04 November 2020 — 31 January 2021
  • Soviet Union. Archaeology of the Everyday

Erarta Museum presents a project blending individual experiences and recollections into a unique collective vision of the unhurried everyday life of the late Soviet era

  • Works by 24 artists from all across Russia

  • Scenes from the daily life of the 1970s and ‘80s

  • Paintings with a tinge of nostalgia and, at times, irony


The exhibition at Erarta Museum is centred on the last, relatively trouble-free decades of the USSR and the everyday life of its inhabitants in the 1970s and 1980s. Dealing neither with the Soviet Union as a state nor with socialism as a political system, the project brings to the fore private lives and feelings of the people. The general approach to the subject is archaeological and memorial rather than political. The majority of works showcased in this exhibition were created in more recent times: they are merely recollections, reinventions, reflections on the past influenced by a number of factors.
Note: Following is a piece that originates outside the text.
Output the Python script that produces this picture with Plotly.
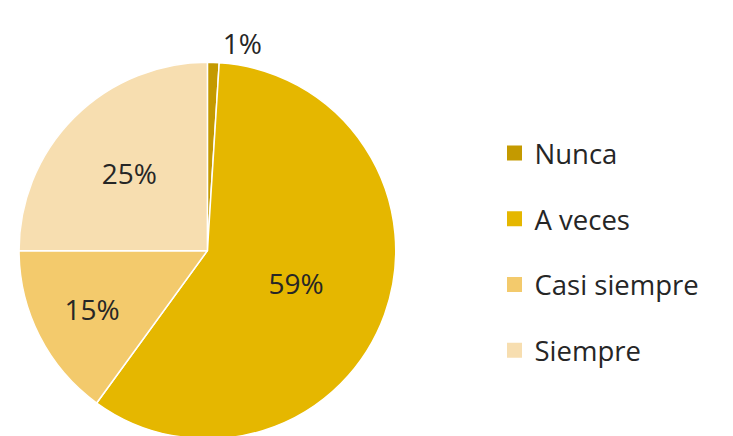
"""Pie chart: frequency responses (Nunca / A veces / Casi siempre / Siempre)."""

import plotly.graph_objects as go

CATEGORIES = ["Nunca", "A veces", "Casi siempre", "Siempre"]
PERCENTS = [1, 59, 15, 25]
COLORS = ["#C49A00", "#E5B700", "#F3CA6C", "#F7DEB0"]

FONT = "Open Sans"
TEXT_COLOR = "#262626"

fig = go.Figure()

fig.add_trace(go.Pie(
    labels=CATEGORIES,
    values=PERCENTS,
    sort=False,
    direction="clockwise",
    rotation=0,
    marker={"colors": COLORS, "line": {"color": "white", "width": 1.5}},
    texttemplate="%{value}%",
    textposition=["outside", "inside", "inside", "inside"],
    insidetextorientation="horizontal",
    textfont={"family": FONT, "size": 28, "color": TEXT_COLOR},
    outsidetextfont={"family": FONT, "size": 28, "color": TEXT_COLOR},
    showlegend=False,
    domain={"x": [0.0, 0.528], "y": [0.0, 0.874]},
    hoverinfo="label+percent",
))

# legend proxies so the entries can be spaced like the original
for name, color in zip(CATEGORIES, COLORS):
    fig.add_trace(go.Scatter(
        x=[None], y=[None], mode="markers", name=name, legendgroup=name,
        marker={"symbol": "square", "size": 15, "color": color},
    ))

fig.update_layout(
    width=733,
    height=436,
    margin={"l": 0, "r": 0, "t": 0, "b": 0},
    paper_bgcolor="white",
    plot_bgcolor="white",
    xaxis={"visible": False},
    yaxis={"visible": False},
    font={"family": FONT, "color": TEXT_COLOR},
    legend={
        "x": 0.66, "y": 0.72, "xanchor": "left", "yanchor": "top",
        "font": {"family": FONT, "size": 27.5, "color": TEXT_COLOR},
        "tracegroupgap": 27,
        "itemwidth": 30,
    },
)

fig.write_html("out.html")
The artists’ vision was informed by the time gap and various historical events just as much as by their individual experiences. For the younger generation, including Ivan Korshunov, Vadim Leukhin, Ilya Gaponov, Alexander Grekov, memories of the Soviet Union are that of childhood. Some of them made impressive attempts at recreating Soviet imagery in a monumental and romantic vein. As for the older artists, like Konstantin Sutyagin, Alexander Kosenkov, Alla Davydova, Valeriy Lukka, Andrey Semyonov, Pavel Taryshkin, Natalya Shalina, and others, the period of Stagnation was a part of everyday reality they have lived through and reflected upon. Their works based on personal experience encapsulate the individual perception of the era by its contemporaries.

The exhibition is neither a celebration nor a condemnation, neither a judgement nor a collection of curiosities, but rather an attempt to present the late-Soviet life in its ordinary course. This retrospective glance, mellowed by the years that have passed, is meditative at its core. The uneven fabric of visual reminiscences, some of them tinged with irony, barely hides the distinctive features and unique voice of an epoch now past.

The project features St. Petersburg based artists Vasiliy Golubev, Ilya Gaponov, Alla Davydova, Georgy (Gaga) Kovenchuk (1933–2015), Alexander Kosenkov, Vadim Leukhin, Valeriy Lukka, Alexandra Ovchinnikova, Natalya Rumyantseva, Andrey Semyonov, Natalya Shalina, Anna Schyogoleva, Vladimir Shinkaryov, Alexander Dashevsky, and Anatoly Zaslavsky, as well as Ivan Korshunov, Aleksey Lantsev, Konstantin Sutyagin, Pavel Tyryshkin (Moscow), Alexander Grekov (Perm), Artyom Starodubtsev (Petrozavodsk), Nikolay Korotkov (Barnaul), Vladimir Fateyev (Novosibirsk), and Galina Khailu (Krasnodar).